The "wiser course" endorsed by the Supreme Court in Segura is precisely what the officers in this case followed. Officers took the people on the steps and porch into custody, then performed a safety sweep of the House to check for other people. The security sweep lasted only five or so minutes and the officers exited immediately thereafter and set up a "stakeout" until the search warrant was obtained. Such a protective sweep was entirely justified, incident to the arrest of Anthony Terry, Daniel Carter, William Denson and others, for officer safety and to prevent the potential destruction of evidence by anyone who may have remained in the House. Maryland v. Buie, 494 U.S. 325 (1990); United States v. Foley, 218 Fed. Appx. 139, 144 (3d Cir. 2007) (non-precedential) (citations omitted). The protective sweep of the Denson House was limited to areas in which a person could hide and lasted only five minutes or so. From their year-long investigation, the officers had probable cause to believe that a drug conspiracy was being carried on in and around the Denson House and that evidence of that conspiracy would most probably be found therein. In summary, the officers' initial entry into the House to conduct a protective sweep, and their subsequent seizure and "stakeout" of the outside of the Denson House while waiting for a search warrant to be obtained was reasonable and did not violate Denson's Fourth Amendment rights.

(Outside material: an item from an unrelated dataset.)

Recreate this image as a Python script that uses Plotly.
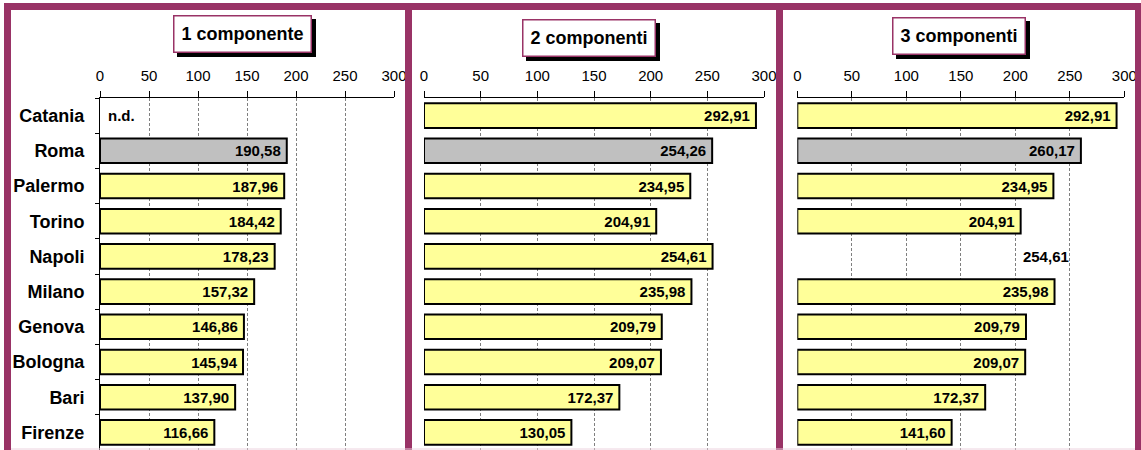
import plotly.graph_objects as go

# ---- data -------------------------------------------------------------
cities = ["Catania", "Roma", "Palermo", "Torino", "Napoli",
          "Milano", "Genova", "Bologna", "Bari", "Firenze"]
panel_titles = ["1 componente", "2 componenti", "3 componenti"]
vals_1 = [None, 190.58, 187.96, 184.42, 178.23, 157.32, 146.86, 145.94, 137.90, 116.66]
vals_2 = [292.91, 254.26, 234.95, 204.91, 254.61, 235.98, 209.79, 209.07, 172.37, 130.05]
vals_3 = [292.91, 260.17, 234.95, 204.91, 254.61, 235.98, 209.79, 209.07, 172.37, 141.60]
highlight_city = "Roma"          # drawn in grey
no_bar = {2: ["Napoli"]}         # value printed, bar not drawn (panel index -> cities)
missing_label = "n.d."
tick_vals = [0, 50, 100, 150, 200, 250, 300]

# ---- style ------------------------------------------------------------
W, H = 1141, 450
FRAME = "#993366"
YELLOW = "#FFFF99"
GREY = "#C0C0C0"
FONT = "Arial, Liberation Sans, sans-serif"
THIN = "\u2009"   # small gap after the value inside each bar


def px(x):
    return x / W


def py(y):
    return 1 - y / H


x_domains = [[px(100), px(394)], [px(424), px(764)], [px(797.3), px(1124.3)]]
y_domain = [0, py(98)]
# title boxes: (left, top, right, bottom) in pixels
title_boxes = [(173, 15, 312, 53), (522, 19, 656, 57), (892, 17, 1026, 55)]
SHADOW = 4
BOX_BW, BOX_PAD = 1.5, 3


def fmt(v):
    return f"{v:.2f}".replace(".", ",")


fig = go.Figure()
all_vals = [vals_1, vals_2, vals_3]

for i, vals in enumerate(all_vals):
    sfx = "" if i == 0 else str(i + 1)
    hidden = no_bar.get(i, [])
    colors, widths, texts = [], [], []
    for c, v in zip(cities, vals):
        if c in hidden:
            colors.append("rgba(0,0,0,0)")
            widths.append(0)
        else:
            colors.append(GREY if c == highlight_city else YELLOW)
            widths.append(2)
        texts.append("" if v is None else fmt(v) + THIN)
    fig.add_trace(go.Bar(
        x=vals, y=cities, orientation="h",
        xaxis="x" + sfx, yaxis="y" + sfx,
        width=0.7,
        marker=dict(color=colors, line=dict(color="black", width=widths)),
        text=texts, textposition="inside", insidetextanchor="end",
        textfont=dict(family=FONT, size=15, color="black", weight="bold"),
        constraintext="none", cliponaxis=False,
        hoverinfo="skip", showlegend=False,
    ))

    fig.update_layout(**{
        "xaxis" + sfx: dict(
            domain=x_domains[i], anchor="y" + sfx, side="top",
            range=[0, 300], tickvals=tick_vals, fixedrange=True,
            automargin=False,
            showline=True, linecolor="black", linewidth=1,
            ticks="outside", ticklen=6, tickcolor="black",
            ticklabelstandoff=4,
            tickfont=dict(family=FONT, size=15, color="black"),
            showgrid=True, gridcolor="#7f7f7f", gridwidth=1, griddash="3px,2px",
            zeroline=False,
        ),
        "yaxis" + sfx: dict(
            domain=y_domain, anchor="x" + sfx,
            range=[9.5, -0.5], type="category",
            categoryorder="array", categoryarray=cities,
            automargin=False,
            showticklabels=(i == 0),
            showline=(i == 0), linecolor="black", linewidth=1,
            ticks="outside" if i == 0 else "", ticklen=4, tickcolor="black",
            tickson="boundaries",
            ticklabelstandoff=11,
            tickfont=dict(family=FONT, size=18, color="black", weight="bold"),
            showgrid=False, zeroline=False, fixedrange=True,
        ),
    })

# ---- frame ------------------------------------------------------------
shapes = []
for x0, x1 in [(4, 11), (405, 412), (776, 783), (1135, 1141)]:
    shapes.append(dict(type="rect", xref="paper", yref="paper",
                       x0=px(x0), x1=px(x1), y0=0, y1=py(3),
                       fillcolor=FRAME, line_width=0, layer="above"))
shapes.append(dict(type="rect", xref="paper", yref="paper",
                   x0=px(4), x1=1, y0=py(10), y1=py(3),
                   fillcolor=FRAME, line_width=0, layer="above"))
shapes.append(dict(type="line", xref="paper", yref="paper",
                   x0=px(11), x1=px(1135), y0=py(449), y1=py(449),
                   line=dict(color="#ecd2de", width=1), layer="above"))

# ---- panel titles: white box with a black drop shadow -------------------
annotations = []
for (l, t, r, b), title in zip(title_boxes, panel_titles):
    shapes.append(dict(type="rect", xref="paper", yref="paper",
                       x0=px(l + SHADOW), x1=px(r + SHADOW),
                       y0=py(b + SHADOW), y1=py(t + SHADOW),
                       fillcolor="black", line_width=0, layer="above"))
    annotations.append(dict(
        xref="paper", yref="paper", x=px((l + r) / 2), y=py((t + b) / 2),
        xanchor="center", yanchor="middle", text=title, showarrow=False,
        width=(r - l) - 2 * (BOX_BW + BOX_PAD), height=(b - t) - 2 * (BOX_BW + BOX_PAD),
        borderpad=BOX_PAD, borderwidth=BOX_BW, bordercolor=FRAME, bgcolor="white",
        font=dict(family=FONT, size=18, color="black", weight="bold"),
    ))

# missing value in the first panel
annotations.append(dict(xref="x", yref="y", x=0, y=cities[0], text=missing_label,
                        showarrow=False, xanchor="left", yanchor="middle", xshift=6,
                        font=dict(family=FONT, size=15, color="black", weight="bold")))

fig.update_layout(
    width=W, height=H, margin=dict(l=0, r=0, t=0, b=0, autoexpand=False),
    paper_bgcolor="white", plot_bgcolor="white",
    barmode="overlay", shapes=shapes, annotations=annotations,
)

fig.write_html(
    "out.html",
    post_script="document.body.style.margin='0';document.body.style.overflow='hidden';",
)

Even assuming, arguendo, that the initial entry was improper, the Court would decline to suppress the evidence obtained pursuant to the search warrant under the "independent source/inevitable discovery" doctrine. The Supreme Court has held that where "the prosecution can establish by a preponderance of the evidence that the information ultimately or inevitably would have been discovered by lawful means ... then the deterrence rationale [of the exclusionary rule] has so little basis that the evidence should be received." See Nix v. Williams, 467 U.S. 431, 444 (1984). The government can meet its burden by showing "that the police, following routine procedures, would inevitably have uncovered the evidence." United States v. Vasquez De Reyes, 149 F.3d 192, 195 (3d Cir.1998). Under the facts and circumstances of this case, the police would have inevitably obtained the items from inside 817 Estella Avenue by lawful means. The affidavit in support of the application for a search warrant was not derived from and did not refer to any information obtained during the security sweep entry into the House. Segura, 468 U.S. at 814. To the contrary, the affidavit recounted the substantial information obtained during the year-long wire-tap investigation of the alleged drug conspiracy. The affidavit also recited the custodial statements of Anthony Terry on September 18, 2008 that the conspirators were in the process of receiving a multi-kilogram shipment of cocaine and that "a large quantity of money currently is located inside 817 Estella Avenue." United States Magistrate Judge Lenihan had probable cause to issue the search warrant and the officers reasonably relied upon that warrant in conducting the search of 817 Estella Avenue during the evening hours of September 18, 2008. Accordingly, Defendant's motion to suppress evidence will be DENIED.

An appropriate Order follows.

ORDER OF COURT

AND NOW this 7th day of October, 2010, in accordance with the foregoing Memorandum Findings of Fact and Conclusions of Law, it is hereby ORDERED, ADJUDGED and DECREED that Defendant Jamill Denson's MOTION TO SUPPRESS EVIDENCE (Document No. 1236) is DENIED.